Today, if you want to buy a high-riding Jaguar, you have plenty of options to choose from starting with the entry-level E-Pace. But in about five years from now, the British automaker will offer you just a single SUV model - the replacement of the I-Pace, which will be the only Jag crossover to survive the brand’s transition to an electric vehicle manufacturer

This is what Jaguar’s new boss Thierry Bollore confirmed to Autocar in a recent interview also adding that the marque will reinvent itself with a range of new models that don’t have direct competitors on the market.
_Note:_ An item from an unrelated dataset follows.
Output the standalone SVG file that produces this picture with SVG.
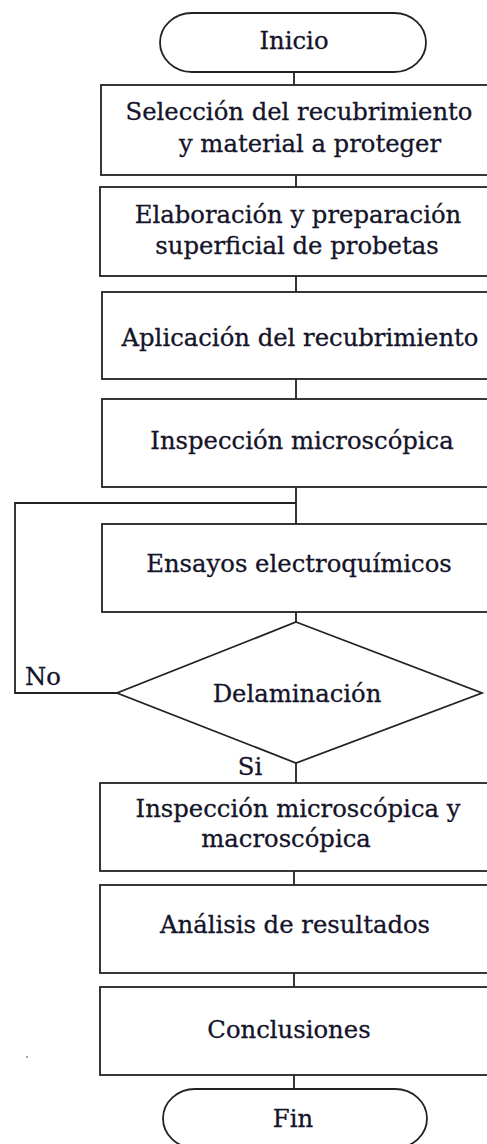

Simply put, Jaguar will follow Land Rover’s positioning strategy but will offer its customers uniquely shaped, lower-slung cars.

“Today, when you listen to customers, they see [a Jaguar], like the car and test the car, and they still go and buy an Audi or a BMW,” Bollore explains the nature of the problem. “That’s the problem. People buy the originals, then. We aren’t the originals. We have to get the positioning of Jaguar much different, higher and more original.”

We are impressed by the sincerity with which Jag’s head honcho speaks about the brand’s current strategy and actually, this isn’t the first time we are hearing Bollore talk about the problems behind the curtains. A few months ago, he admitted the quality of Jaguar’s products is costing them at least 100,000 sales annually and that “dramatic improvements” would be required to fix that.

Jaguar’s biggest and most important task in the next few years will be to source an electric vehicle platform that fits its new strategy. For now, it is not known whether the automaker will rely on an in-house developed architecture or will source one from a third-party company. Meanwhile, the current generation of SUVs by the company will continue to be updated until the end of their lifecycles when they'll be retired.